In June of 1810, representatives from the sixteen counties that would become the Republic of West Florida began to meet to discuss their displeasure with the Spanish government’s management of the region. During these meetings, Melissa Johnson, wife of Major Isaac Johnson who commanded the West Florida Dragoons, was elected to create a flag that would properly represent the delegates’ feelings. Because the region was neither a part of the United States nor French Louisiana, and the citizens of the region no longer wanted to be a part of Spanish territory, she decided on a single white star in a field of blue, to represent the desire to stand alone. The flag of the Republic of West Florida would come to be known as the Bonnie Blue Flag and would be used by the Republic of Texas in that territory’s struggle against Spain and later as the unofficial Flag of the Confederacy during the Civil War.
On September 23, 1810, militia forces of West Florida overran the Spanish fort at Baton Rouge, LA. They raised the flag of the Republic of West Florida and declared their independence from Spain. Representatives met at St. Francisville, the capitol, and created the Constitution of West Florida. They elected legislators and a governor, Fulwar Skipwith. However the life of the Republic would be a short one. One month after the attack on Baton Rouge, President James Madison announced that the newly formed Republic was actually part of the Louisiana Purchase and the region would be annexed into the United States. Initially, Governor Skipwith and the West Florida government were conflicted with the annexation but would eventually realize the economic value in becoming a part of the U.S. In December of 1810, St. Francisville was turned over to the federal government and the Republic of West Florida would fade into history.
The State of Franklin (1784-1788)
The State of Franklin, or the Free Republic of Franklin, was established in 1784 in the far northeastern corner of present-day Tennessee, an area which encompasses approximately twelve counties. Representatives of the region believed that by seceding from North Carolina, they could redirect tax dollars toward improvements to their own communities and expansion of their own economic future. Delegates from Franklin appealed to the federal government to allow for the creation of the 14th state, “Frankland”. The measure failed to pass by only one vote.
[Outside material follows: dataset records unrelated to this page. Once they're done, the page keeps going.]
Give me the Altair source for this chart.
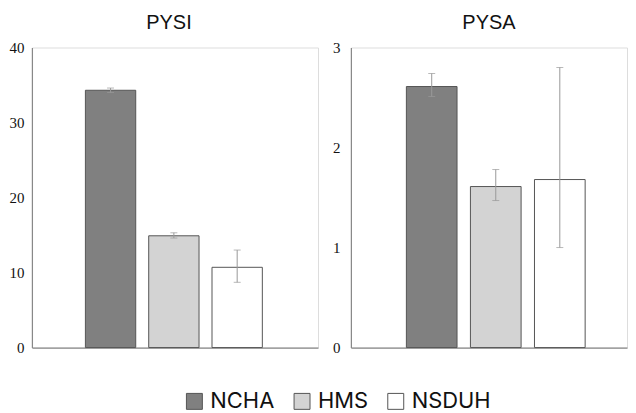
import altair as alt
import pandas as pd

sources = ["NCHA", "HMS", "NSDUH"]
colors = ["#808080", "#d3d3d3", "#ffffff"]

pysi_val = [34.3, 14.9, 10.7]
pysi_lo = [34.0, 14.6, 8.7]
pysi_hi = [34.6, 15.3, 13.0]

pysa_val = [2.61, 1.61, 1.68]
pysa_lo = [2.51, 1.47, 1.00]
pysa_hi = [2.74, 1.78, 2.80]

pysi_ticks = [0, 10, 20, 30, 40]
pysa_ticks = [0, 1, 2, 3]


def panel(title, vals, lo, hi, ymax, ticks, label_pad, title_dx, width,
          p_inner, p_outer, align, show_legend):
    df = pd.DataFrame({"source": sources, "value": vals, "lo": lo, "hi": hi})
    xscale = alt.Scale(paddingInner=p_inner, paddingOuter=p_outer, align=align)
    x = alt.X(
        "source:N",
        sort=sources,
        scale=xscale,
        axis=alt.Axis(labels=False, ticks=False, title=None, domainColor="#888888",
                      domainWidth=1.2),
    )
    y = alt.Y(
        "value:Q",
        scale=alt.Scale(domain=[0, ymax], nice=False, zero=True),
        axis=alt.Axis(values=ticks, format="d", ticks=False, grid=False, title=None,
                      domainColor="#888888", domainWidth=1.2,
                      labelFont="Liberation Serif", labelFontSize=15,
                      labelColor="#111111", labelPadding=label_pad),
    )
    legend = alt.Legend(
        title=None, orient="none", direction="horizontal",
        legendX=152, legendY=344,
        symbolType="square", symbolSize=256, symbolStrokeColor="#555555",
        symbolStrokeWidth=1, labelFont="Inter", labelFontSize=22,
        labelColor="#111111", columnPadding=16, labelOffset=5,
    ) if show_legend else None
    color = alt.Color(
        "source:N", sort=sources,
        scale=alt.Scale(domain=sources, range=colors),
        legend=legend,
    )
    bars = alt.Chart(df).mark_bar(stroke="#555555", strokeWidth=1).encode(
        x=x, y=y, color=color
    )
    err = alt.Chart(df).mark_errorbar(ticks=alt.MarkConfig(size=7, color="#999999"),
                                      rule=alt.MarkConfig(color="#999999")).encode(
        x=alt.X("source:N", sort=sources, scale=xscale),
        y=alt.Y("lo:Q"),
        y2="hi:Q",
    )
    return alt.layer(bars, err).properties(
        width=width, height=301,
        title=alt.TitleParams(title, fontSize=20, font="Liberation Sans",
                              fontWeight="normal", color="#111111",
                              frame="group", anchor="middle", dx=title_dx, offset=8),
    )


left = panel("PYSI", pysi_val, pysi_lo, pysi_hi, 40, pysi_ticks, 8, -6, 287,
             0.205, 0.862, 0.49, True)
right = panel("PYSA", pysa_val, pysa_lo, pysa_hi, 3, pysa_ticks, 11, 0, 277,
              0.209, 0.76, 0.57, True)

chart = alt.hconcat(left, right, spacing=13).properties(
    padding={"left": 0, "top": 3, "right": 0, "bottom": 0}
).configure_view(strokeWidth=0).configure(background="white")

chart.save("out.html", embed_options={"renderer": "svg", "actions": False})
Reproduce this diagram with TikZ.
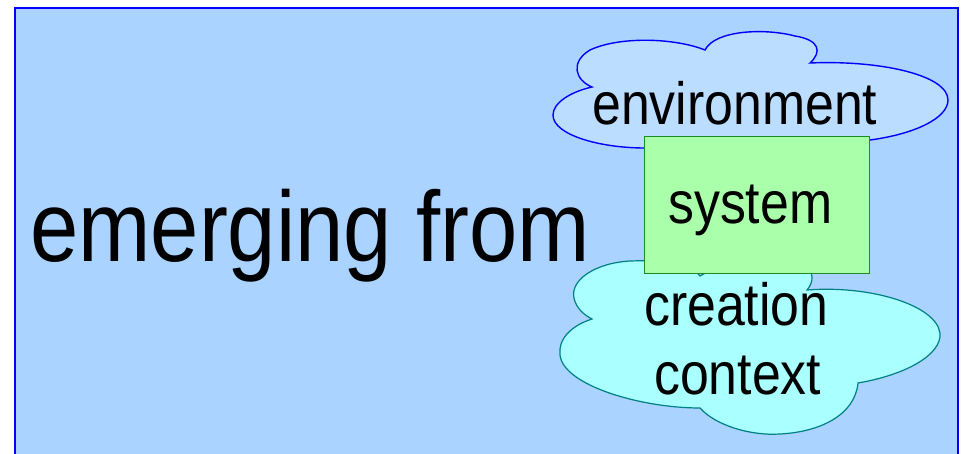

The delegates, fearing retribution from the North Carolina legislature, declared secession from the state and established a government by electing legislators, a governor and declaring Jonesboro the capitol. To increase their position against the North Carolina government, representatives from Franklin began to purchase large tracts of land from the Cherokee Indians, however this did not help the position of the Franklinites. North Carolina officials had received reports of increased violence between the Franklinites and Indians. When state of Franklin governor, John Sevier, amassed a militia to attack the home of pro-North Carolina political leader John Tipton, North Carolina militiamen were ordered to Franklin. Following a two day battle between militia troops, the Battle of Franklin, John Sevier was arrested and the State of Franklin was abolished.